▸ **Goal**
Restate the complete material exactly.

▸ **Given data**
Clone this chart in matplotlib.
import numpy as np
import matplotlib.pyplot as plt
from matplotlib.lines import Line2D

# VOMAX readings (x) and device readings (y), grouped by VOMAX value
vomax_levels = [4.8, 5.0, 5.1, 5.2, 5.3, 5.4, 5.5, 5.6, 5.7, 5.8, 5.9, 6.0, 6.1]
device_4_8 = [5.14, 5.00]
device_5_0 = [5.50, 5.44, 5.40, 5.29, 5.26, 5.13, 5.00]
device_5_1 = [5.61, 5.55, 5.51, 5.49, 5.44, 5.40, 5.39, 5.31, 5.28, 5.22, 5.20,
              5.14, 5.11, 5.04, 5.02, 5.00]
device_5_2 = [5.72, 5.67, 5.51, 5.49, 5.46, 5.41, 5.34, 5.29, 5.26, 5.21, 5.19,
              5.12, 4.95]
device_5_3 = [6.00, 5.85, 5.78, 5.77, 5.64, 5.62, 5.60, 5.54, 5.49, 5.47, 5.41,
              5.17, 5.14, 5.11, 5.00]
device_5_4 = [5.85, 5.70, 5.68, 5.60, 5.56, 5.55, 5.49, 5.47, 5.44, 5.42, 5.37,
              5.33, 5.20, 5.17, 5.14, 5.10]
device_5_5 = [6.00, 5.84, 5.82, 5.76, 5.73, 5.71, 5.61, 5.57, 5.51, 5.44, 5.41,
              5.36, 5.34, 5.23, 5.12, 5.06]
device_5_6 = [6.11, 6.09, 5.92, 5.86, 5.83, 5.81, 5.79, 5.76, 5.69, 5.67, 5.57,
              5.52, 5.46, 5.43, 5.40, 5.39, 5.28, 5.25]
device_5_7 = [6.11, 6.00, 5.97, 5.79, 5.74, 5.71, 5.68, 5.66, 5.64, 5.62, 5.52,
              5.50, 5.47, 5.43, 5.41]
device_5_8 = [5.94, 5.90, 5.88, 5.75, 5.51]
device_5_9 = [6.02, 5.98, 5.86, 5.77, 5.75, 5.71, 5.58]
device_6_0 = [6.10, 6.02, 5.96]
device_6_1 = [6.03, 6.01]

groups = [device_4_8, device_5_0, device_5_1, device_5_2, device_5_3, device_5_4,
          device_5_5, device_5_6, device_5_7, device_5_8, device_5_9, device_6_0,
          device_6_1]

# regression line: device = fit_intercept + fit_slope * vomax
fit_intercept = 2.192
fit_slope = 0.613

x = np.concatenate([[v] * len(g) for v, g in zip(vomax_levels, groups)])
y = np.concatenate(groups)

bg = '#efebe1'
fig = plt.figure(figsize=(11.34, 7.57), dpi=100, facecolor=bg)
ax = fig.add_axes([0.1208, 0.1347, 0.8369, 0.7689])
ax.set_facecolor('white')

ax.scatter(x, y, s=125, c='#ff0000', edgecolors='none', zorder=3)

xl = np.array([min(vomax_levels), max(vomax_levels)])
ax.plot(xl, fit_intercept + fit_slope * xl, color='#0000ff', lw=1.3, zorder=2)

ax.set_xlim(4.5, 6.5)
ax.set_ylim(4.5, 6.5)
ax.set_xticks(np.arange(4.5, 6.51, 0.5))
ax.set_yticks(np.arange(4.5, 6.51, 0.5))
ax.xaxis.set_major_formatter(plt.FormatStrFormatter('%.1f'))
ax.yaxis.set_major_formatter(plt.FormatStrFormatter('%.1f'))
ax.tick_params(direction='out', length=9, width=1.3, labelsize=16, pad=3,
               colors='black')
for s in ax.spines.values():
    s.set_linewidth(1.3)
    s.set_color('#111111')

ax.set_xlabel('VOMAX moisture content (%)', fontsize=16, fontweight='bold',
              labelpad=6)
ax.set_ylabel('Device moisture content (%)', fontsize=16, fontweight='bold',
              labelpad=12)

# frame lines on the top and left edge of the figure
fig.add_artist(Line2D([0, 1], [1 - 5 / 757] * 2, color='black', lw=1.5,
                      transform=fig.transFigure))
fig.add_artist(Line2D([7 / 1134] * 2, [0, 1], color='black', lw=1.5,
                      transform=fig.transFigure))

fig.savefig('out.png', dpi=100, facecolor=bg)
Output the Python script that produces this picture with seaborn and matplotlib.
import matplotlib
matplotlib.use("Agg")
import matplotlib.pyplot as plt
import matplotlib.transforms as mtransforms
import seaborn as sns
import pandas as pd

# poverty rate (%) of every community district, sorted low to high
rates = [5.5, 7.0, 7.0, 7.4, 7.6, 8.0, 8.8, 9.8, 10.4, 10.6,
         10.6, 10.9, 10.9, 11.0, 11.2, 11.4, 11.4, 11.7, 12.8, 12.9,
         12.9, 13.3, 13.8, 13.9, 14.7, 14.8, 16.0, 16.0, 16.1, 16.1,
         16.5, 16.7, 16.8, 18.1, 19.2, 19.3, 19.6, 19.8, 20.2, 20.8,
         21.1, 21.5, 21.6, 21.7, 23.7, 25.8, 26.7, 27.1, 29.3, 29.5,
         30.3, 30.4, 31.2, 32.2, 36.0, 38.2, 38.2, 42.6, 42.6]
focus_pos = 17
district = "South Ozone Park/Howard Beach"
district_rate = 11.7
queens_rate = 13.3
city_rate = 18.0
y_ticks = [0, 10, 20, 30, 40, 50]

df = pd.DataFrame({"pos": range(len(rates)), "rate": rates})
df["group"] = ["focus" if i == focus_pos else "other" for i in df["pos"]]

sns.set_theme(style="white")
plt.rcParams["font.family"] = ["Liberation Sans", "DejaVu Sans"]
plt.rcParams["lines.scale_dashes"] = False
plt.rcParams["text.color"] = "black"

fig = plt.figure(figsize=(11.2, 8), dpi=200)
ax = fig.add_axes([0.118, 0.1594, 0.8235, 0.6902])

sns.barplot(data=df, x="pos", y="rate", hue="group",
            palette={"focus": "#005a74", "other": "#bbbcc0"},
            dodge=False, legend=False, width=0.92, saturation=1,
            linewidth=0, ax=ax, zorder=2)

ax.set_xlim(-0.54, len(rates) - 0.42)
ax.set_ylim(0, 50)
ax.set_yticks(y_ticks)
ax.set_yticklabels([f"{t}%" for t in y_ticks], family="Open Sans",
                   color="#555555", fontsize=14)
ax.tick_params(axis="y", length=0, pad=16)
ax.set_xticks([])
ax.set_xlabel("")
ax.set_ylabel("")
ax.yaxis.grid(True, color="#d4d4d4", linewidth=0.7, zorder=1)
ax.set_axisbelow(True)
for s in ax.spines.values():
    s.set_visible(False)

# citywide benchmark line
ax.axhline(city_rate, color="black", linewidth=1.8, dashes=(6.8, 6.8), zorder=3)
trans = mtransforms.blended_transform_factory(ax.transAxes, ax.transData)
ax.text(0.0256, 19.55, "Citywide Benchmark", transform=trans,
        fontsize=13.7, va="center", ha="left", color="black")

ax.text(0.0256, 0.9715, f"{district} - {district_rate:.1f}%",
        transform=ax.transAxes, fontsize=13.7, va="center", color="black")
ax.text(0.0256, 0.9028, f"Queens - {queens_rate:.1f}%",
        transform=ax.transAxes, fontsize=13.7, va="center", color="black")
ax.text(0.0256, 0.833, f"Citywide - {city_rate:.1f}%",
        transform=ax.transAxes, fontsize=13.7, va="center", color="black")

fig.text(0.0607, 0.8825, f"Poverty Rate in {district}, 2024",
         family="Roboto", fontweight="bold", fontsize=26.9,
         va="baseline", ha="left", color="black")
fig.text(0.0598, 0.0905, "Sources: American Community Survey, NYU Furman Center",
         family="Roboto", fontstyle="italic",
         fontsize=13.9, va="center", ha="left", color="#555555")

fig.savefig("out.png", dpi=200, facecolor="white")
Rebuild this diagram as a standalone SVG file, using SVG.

▸ **Response to the task**
Clone this chart in matplotlib.
import numpy as np
import matplotlib.pyplot as plt
from matplotlib.lines import Line2D

# VOMAX readings (x) and device readings (y), grouped by VOMAX value
vomax_levels = [4.8, 5.0, 5.1, 5.2, 5.3, 5.4, 5.5, 5.6, 5.7, 5.8, 5.9, 6.0, 6.1]
device_4_8 = [5.14, 5.00]
device_5_0 = [5.50, 5.44, 5.40, 5.29, 5.26, 5.13, 5.00]
device_5_1 = [5.61, 5.55, 5.51, 5.49, 5.44, 5.40, 5.39, 5.31, 5.28, 5.22, 5.20,
              5.14, 5.11, 5.04, 5.02, 5.00]
device_5_2 = [5.72, 5.67, 5.51, 5.49, 5.46, 5.41, 5.34, 5.29, 5.26, 5.21, 5.19,
              5.12, 4.95]
device_5_3 = [6.00, 5.85, 5.78, 5.77, 5.64, 5.62, 5.60, 5.54, 5.49, 5.47, 5.41,
              5.17, 5.14, 5.11, 5.00]
device_5_4 = [5.85, 5.70, 5.68, 5.60, 5.56, 5.55, 5.49, 5.47, 5.44, 5.42, 5.37,
              5.33, 5.20, 5.17, 5.14, 5.10]
device_5_5 = [6.00, 5.84, 5.82, 5.76, 5.73, 5.71, 5.61, 5.57, 5.51, 5.44, 5.41,
              5.36, 5.34, 5.23, 5.12, 5.06]
device_5_6 = [6.11, 6.09, 5.92, 5.86, 5.83, 5.81, 5.79, 5.76, 5.69, 5.67, 5.57,
              5.52, 5.46, 5.43, 5.40, 5.39, 5.28, 5.25]
device_5_7 = [6.11, 6.00, 5.97, 5.79, 5.74, 5.71, 5.68, 5.66, 5.64, 5.62, 5.52,
              5.50, 5.47, 5.43, 5.41]
device_5_8 = [5.94, 5.90, 5.88, 5.75, 5.51]
device_5_9 = [6.02, 5.98, 5.86, 5.77, 5.75, 5.71, 5.58]
device_6_0 = [6.10, 6.02, 5.96]
device_6_1 = [6.03, 6.01]

groups = [device_4_8, device_5_0, device_5_1, device_5_2, device_5_3, device_5_4,
          device_5_5, device_5_6, device_5_7, device_5_8, device_5_9, device_6_0,
          device_6_1]

# regression line: device = fit_intercept + fit_slope * vomax
fit_intercept = 2.192
fit_slope = 0.613

x = np.concatenate([[v] * len(g) for v, g in zip(vomax_levels, groups)])
y = np.concatenate(groups)

bg = '#efebe1'
fig = plt.figure(figsize=(11.34, 7.57), dpi=100, facecolor=bg)
ax = fig.add_axes([0.1208, 0.1347, 0.8369, 0.7689])
ax.set_facecolor('white')

ax.scatter(x, y, s=125, c='#ff0000', edgecolors='none', zorder=3)

xl = np.array([min(vomax_levels), max(vomax_levels)])
ax.plot(xl, fit_intercept + fit_slope * xl, color='#0000ff', lw=1.3, zorder=2)

ax.set_xlim(4.5, 6.5)
ax.set_ylim(4.5, 6.5)
ax.set_xticks(np.arange(4.5, 6.51, 0.5))
ax.set_yticks(np.arange(4.5, 6.51, 0.5))
ax.xaxis.set_major_formatter(plt.FormatStrFormatter('%.1f'))
ax.yaxis.set_major_formatter(plt.FormatStrFormatter('%.1f'))
ax.tick_params(direction='out', length=9, width=1.3, labelsize=16, pad=3,
               colors='black')
for s in ax.spines.values():
    s.set_linewidth(1.3)
    s.set_color('#111111')

ax.set_xlabel('VOMAX moisture content (%)', fontsize=16, fontweight='bold',
              labelpad=6)
ax.set_ylabel('Device moisture content (%)', fontsize=16, fontweight='bold',
              labelpad=12)

# frame lines on the top and left edge of the figure
fig.add_artist(Line2D([0, 1], [1 - 5 / 757] * 2, color='black', lw=1.5,
                      transform=fig.transFigure))
fig.add_artist(Line2D([7 / 1134] * 2, [0, 1], color='black', lw=1.5,
                      transform=fig.transFigure))

fig.savefig('out.png', dpi=100, facecolor=bg)
Output the Python script that produces this picture with seaborn and matplotlib.
import matplotlib
matplotlib.use("Agg")
import matplotlib.pyplot as plt
import matplotlib.transforms as mtransforms
import seaborn as sns
import pandas as pd

# poverty rate (%) of every community district, sorted low to high
rates = [5.5, 7.0, 7.0, 7.4, 7.6, 8.0, 8.8, 9.8, 10.4, 10.6,
         10.6, 10.9, 10.9, 11.0, 11.2, 11.4, 11.4, 11.7, 12.8, 12.9,
         12.9, 13.3, 13.8, 13.9, 14.7, 14.8, 16.0, 16.0, 16.1, 16.1,
         16.5, 16.7, 16.8, 18.1, 19.2, 19.3, 19.6, 19.8, 20.2, 20.8,
         21.1, 21.5, 21.6, 21.7, 23.7, 25.8, 26.7, 27.1, 29.3, 29.5,
         30.3, 30.4, 31.2, 32.2, 36.0, 38.2, 38.2, 42.6, 42.6]
focus_pos = 17
district = "South Ozone Park/Howard Beach"
district_rate = 11.7
queens_rate = 13.3
city_rate = 18.0
y_ticks = [0, 10, 20, 30, 40, 50]

df = pd.DataFrame({"pos": range(len(rates)), "rate": rates})
df["group"] = ["focus" if i == focus_pos else "other" for i in df["pos"]]

sns.set_theme(style="white")
plt.rcParams["font.family"] = ["Liberation Sans", "DejaVu Sans"]
plt.rcParams["lines.scale_dashes"] = False
plt.rcParams["text.color"] = "black"

fig = plt.figure(figsize=(11.2, 8), dpi=200)
ax = fig.add_axes([0.118, 0.1594, 0.8235, 0.6902])

sns.barplot(data=df, x="pos", y="rate", hue="group",
            palette={"focus": "#005a74", "other": "#bbbcc0"},
            dodge=False, legend=False, width=0.92, saturation=1,
            linewidth=0, ax=ax, zorder=2)

ax.set_xlim(-0.54, len(rates) - 0.42)
ax.set_ylim(0, 50)
ax.set_yticks(y_ticks)
ax.set_yticklabels([f"{t}%" for t in y_ticks], family="Open Sans",
                   color="#555555", fontsize=14)
ax.tick_params(axis="y", length=0, pad=16)
ax.set_xticks([])
ax.set_xlabel("")
ax.set_ylabel("")
ax.yaxis.grid(True, color="#d4d4d4", linewidth=0.7, zorder=1)
ax.set_axisbelow(True)
for s in ax.spines.values():
    s.set_visible(False)

# citywide benchmark line
ax.axhline(city_rate, color="black", linewidth=1.8, dashes=(6.8, 6.8), zorder=3)
trans = mtransforms.blended_transform_factory(ax.transAxes, ax.transData)
ax.text(0.0256, 19.55, "Citywide Benchmark", transform=trans,
        fontsize=13.7, va="center", ha="left", color="black")

ax.text(0.0256, 0.9715, f"{district} - {district_rate:.1f}%",
        transform=ax.transAxes, fontsize=13.7, va="center", color="black")
ax.text(0.0256, 0.9028, f"Queens - {queens_rate:.1f}%",
        transform=ax.transAxes, fontsize=13.7, va="center", color="black")
ax.text(0.0256, 0.833, f"Citywide - {city_rate:.1f}%",
        transform=ax.transAxes, fontsize=13.7, va="center", color="black")

fig.text(0.0607, 0.8825, f"Poverty Rate in {district}, 2024",
         family="Roboto", fontweight="bold", fontsize=26.9,
         va="baseline", ha="left", color="black")
fig.text(0.0598, 0.0905, "Sources: American Community Survey, NYU Furman Center",
         family="Roboto", fontstyle="italic",
         fontsize=13.9, va="center", ha="left", color="#555555")

fig.savefig("out.png", dpi=200, facecolor="white")
Rebuild this diagram as a standalone SVG file, using SVG.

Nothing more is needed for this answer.